Acting U.S. Attorney for Washington D.C. Ed Martin had a few questions for the Wikimedia Foundation in April. In a long letter outlining concerns over professional propagandists rewriting Wikipedia in a way "implicating national security and the interests of the United States" and the impacts these propagandists will have on LLMs, not to mention foreign nationals on the WMF board "subverting the interests of the American taxpayer". Martin challenged the WMF's nonprofit status in the letter, but he won't retain the post to continue the inquiry – that'll go to Jeanine Pirro, pending Senate confirmation. It isn't clear if Pirro will continue Martin's inquiry into the WMF's tax-exempt status.

Snippet of the letter sent from Ed Martin, Acting U.S. Attorney for Washington D.C.

Snippet of the letter sent from Ed Martin, Acting U.S. Attorney for Washington D.C. | Department of Justice Seal, U.S. government, Public domain, via Wikimedia Commons

In the meantime, a bipartisan group of 23 congressional lawmakers penned their own letter to the WMF expressing their concerns about Wikipedia's safeguards, particularly when it comes to policing antisemitic and anti-Israel content.
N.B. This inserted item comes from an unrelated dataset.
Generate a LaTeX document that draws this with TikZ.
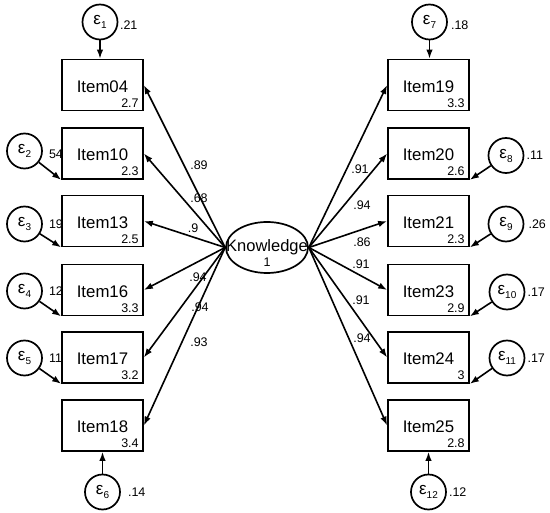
\documentclass[tikz,border=0pt]{standalone}
\usepackage{fontspec}
\setmainfont{Liberation Sans}
\usepackage{tikz}
\usetikzlibrary{shapes.geometric, arrows.meta, positioning, calc}
\newcommand{\errlbl}[1]{ε\raisebox{-4pt}{\fontsize{10}{10}\selectfont #1}}
\tikzset{
  item/.style={rectangle, draw, line width=1.7pt,
    minimum width=81pt, minimum height=51pt, inner sep=0pt,
    text height=15pt, text depth=0pt, font=\fontsize{16.8}{18}\selectfont},
  latent/.style={ellipse, draw, line width=1.7pt,
    minimum width=82pt, minimum height=51pt, inner sep=0pt},
  errnode/.style={circle, draw, line width=1.7pt,
    minimum size=35pt, inner sep=0pt, font=\fontsize{17}{18}\selectfont},
  mean/.style={anchor=south east, inner sep=0pt, font=\fontsize{12.5}{14}\selectfont},
  coef/.style={inner sep=0pt, font=\fontsize{12.5}{14}\selectfont},
  varlab/.style={inner sep=0pt, font=\fontsize{12.5}{14}\selectfont},
  loadarrow/.style={-{Latex[length=9pt,width=6.5pt]}, line width=1.6pt},
  errarrow/.style={-{Latex[length=9pt,width=6.5pt]}, line width=1.6pt}
}

\begin{document}
\begin{tikzpicture}[x=1pt, y=-1pt]
  \useasboundingbox (0,0) rectangle (550,513);
  % latent factor
  \node[latent] (know) at (267,247.5) {};
  \node[inner sep=0pt, font=\fontsize{16.5}{18}\selectfont] (knowtxt) at (know.center) {Knowledge};
  \node[coef] (knowvar) at (267,262.5) {1};
  % left indicators
  \node[item] (i04) at (102.5,85)    {Item04};
  \node[item] (i10) at (102.5,153.5) {Item10};
  \node[item] (i13) at (102.5,221)   {Item13};
  \node[item] (i16) at (102.5,290)   {Item16};
  \node[item] (i17) at (102.5,357.5) {Item17};
  \node[item] (i18) at (102.5,425.5) {Item18};
  % right indicators
  \node[item] (i19) at (428.5,85)    {Item19};
  \node[item] (i20) at (428.5,153.5) {Item20};
  \node[item] (i21) at (428.5,221)   {Item21};
  \node[item] (i23) at (428.5,290)   {Item23};
  \node[item] (i24) at (428.5,357.5) {Item24};
  \node[item] (i25) at (428.5,425.5) {Item25};
  % intercepts
  \node[mean] (m04) at ($(i04.south east)+(-5,-4)$) {2.7};
  \node[mean] (m10) at ($(i10.south east)+(-5,-4)$) {2.3};
  \node[mean] (m13) at ($(i13.south east)+(-5,-4)$) {2.5};
  \node[mean] (m16) at ($(i16.south east)+(-5,-4)$) {3.3};
  \node[mean] (m17) at ($(i17.south east)+(-5,-4)$) {3.2};
  \node[mean] (m18) at ($(i18.south east)+(-5,-4)$) {3.4};
  \node[mean] (m19) at ($(i19.south east)+(-5,-4)$) {3.3};
  \node[mean] (m20) at ($(i20.south east)+(-5,-4)$) {2.6};
  \node[mean] (m21) at ($(i21.south east)+(-5,-4)$) {2.3};
  \node[mean] (m23) at ($(i23.south east)+(-5,-4)$) {2.9};
  \node[mean] (m24) at ($(i24.south east)+(-5,-4)$) {3};
  \node[mean] (m25) at ($(i25.south east)+(-5,-4)$) {2.8};
  % error terms
  \node[errnode] (e1)  at (100,22)    {\errlbl{1}};
  \node[errnode] (e2)  at (24.5,151)  {\errlbl{2}};
  \node[errnode] (e3)  at (24.5,224)  {\errlbl{3}};
  \node[errnode] (e4)  at (24.5,291)  {\errlbl{4}};
  \node[errnode] (e5)  at (24.5,358)  {\errlbl{5}};
  \node[errnode] (e6)  at (102.5,492) {\errlbl{6}};
  \node[errnode] (e7)  at (429.5,22)  {\errlbl{7}};
  \node[errnode] (e8)  at (506,155.5) {\errlbl{8}};
  \node[errnode] (e9)  at (506,224)   {\errlbl{9}};
  \node[errnode] (e10) at (507,292)   {\errlbl{10}};
  \node[errnode] (e11) at (507,358)   {\errlbl{11}};
  \node[errnode] (e12) at (428.5,492) {\errlbl{12}};
  % error variances
  \node[varlab, right=1.5pt of e1, yshift=-3.5pt] (v1) {.21};
  \node[varlab, right=6pt of e2, yshift=-3pt] (v2) {54};
  \node[varlab, right=6pt of e3] (v3) {19};
  \node[varlab, right=6pt of e4] (v4) {12};
  \node[varlab, right=6pt of e5] (v5) {11};
  \node[varlab, right=7pt of e6] (v6) {.14};
  \node[varlab, right=3pt of e7, yshift=-3.5pt] (v7) {.18};
  \node[varlab, right=2pt of e8] (v8) {.11};
  \node[varlab, right=4pt of e9] (v9) {.26};
  \node[varlab, right=2pt of e10] (v10) {.17};
  \node[varlab, right=2pt of e11] (v11) {.17};
  \node[varlab, right=2pt of e12] (v12) {.12};
  % factor loadings
  \draw[loadarrow] (know.west) -- (i04.east);
  \draw[loadarrow] (know.west) -- (i10.east);
  \draw[loadarrow] (know.west) -- (i13.east);
  \draw[loadarrow] (know.west) -- (i16.east);
  \draw[loadarrow] (know.west) -- (i17.east);
  \draw[loadarrow] (know.west) -- (i18.east);
  \draw[loadarrow] (know.east) -- (i19.west);
  \draw[loadarrow] (know.east) -- (i20.west);
  \draw[loadarrow] (know.east) -- (i21.west);
  \draw[loadarrow] (know.east) -- (i23.west);
  \draw[loadarrow] (know.east) -- (i24.west);
  \draw[loadarrow] (know.east) -- (i25.west);
  % loading values
  \node[coef] (c04) at (199,165) {.89};
  \node[coef] (c10) at (199,198) {.68};
  \node[coef] (c13) at (193,228) {.9};
  \node[coef] (c16) at (198,277) {.94};
  \node[coef] (c17) at (200,307) {.94};
  \node[coef] (c18) at (199,342) {.93};
  \node[coef] (c19) at (360,169) {.91};
  \node[coef] (c20) at (362,205) {.94};
  \node[coef] (c21) at (362,242) {.86};
  \node[coef] (c23) at (361,264) {.91};
  \node[coef] (c24) at (361,300) {.91};
  \node[coef] (c25) at (362,338) {.94};
  % error paths
  \draw[errarrow] (e1) -- (e1 |- i04.north);
  \draw[errarrow] (e2) -- (i10.south west);
  \draw[errarrow] (e3) -- (i13.south west);
  \draw[errarrow] (e4) -- (i16.south west);
  \draw[errarrow] (e5) -- (i17.south west);
  \draw[errarrow] (e6) -- (i18.south);
  \draw[errarrow] (e7) -- (e7 |- i19.north);
  \draw[errarrow] (e8) -- (i20.south east);
  \draw[errarrow] (e9) -- (i21.south east);
  \draw[errarrow] (e10) -- (i23.south east);
  \draw[errarrow] (e11) -- (i24.south east);
  \draw[errarrow] (e12) -- (i25.south);
\end{tikzpicture}
\end{document}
This followed a March report by the Anti-Defamation League finding a coordinated network of anti-Israel editors were working to edit Wikipedia in secret. Wikipedia's Supreme Court, the Arbitration Committee, banned several editors involved in the scheme identified by the ADL, but questions remain from officials in both camps. The WMF is working to create a more standardized definition of "neutral point of view", one of its core tenets, across the different language editions of Wikipedia, but it is likely to be quite some time before any kind of policy change is rolled out across the whole of the Wikimedia Movement. Even with these efforts, the Foundation and Wikipedia as a whole are likely to continue to be the subject of heavy scrutiny.


🧩 Wikipedia Facts

After holding steady with around 14,000 monthly page views for the last year, interest in the Katy Perry article, uh, rocketed up when she took a Blue Origin flight in mid-April, peaking at 116,000 the day of the launch. Other notable women on the flight, including Gayle King (50,000 views), Aisha Bowe (62,000), Kerianne Flynn (47,000), and Amanda Nguyen (102,000) all had their page views spike the day of the flight, but the greatest jump was for Lauren Sánchez, whose article logged more than 154,000 views.


💡 Tips & Tricks

Want to explore Wikipedia but all the options seem overwhelming? Pick a topic and start at the portal! Portals collect all sorts of relevant links on a topic, and there are portals for just about any area. Need some help to begin? Check out the Portals Portal!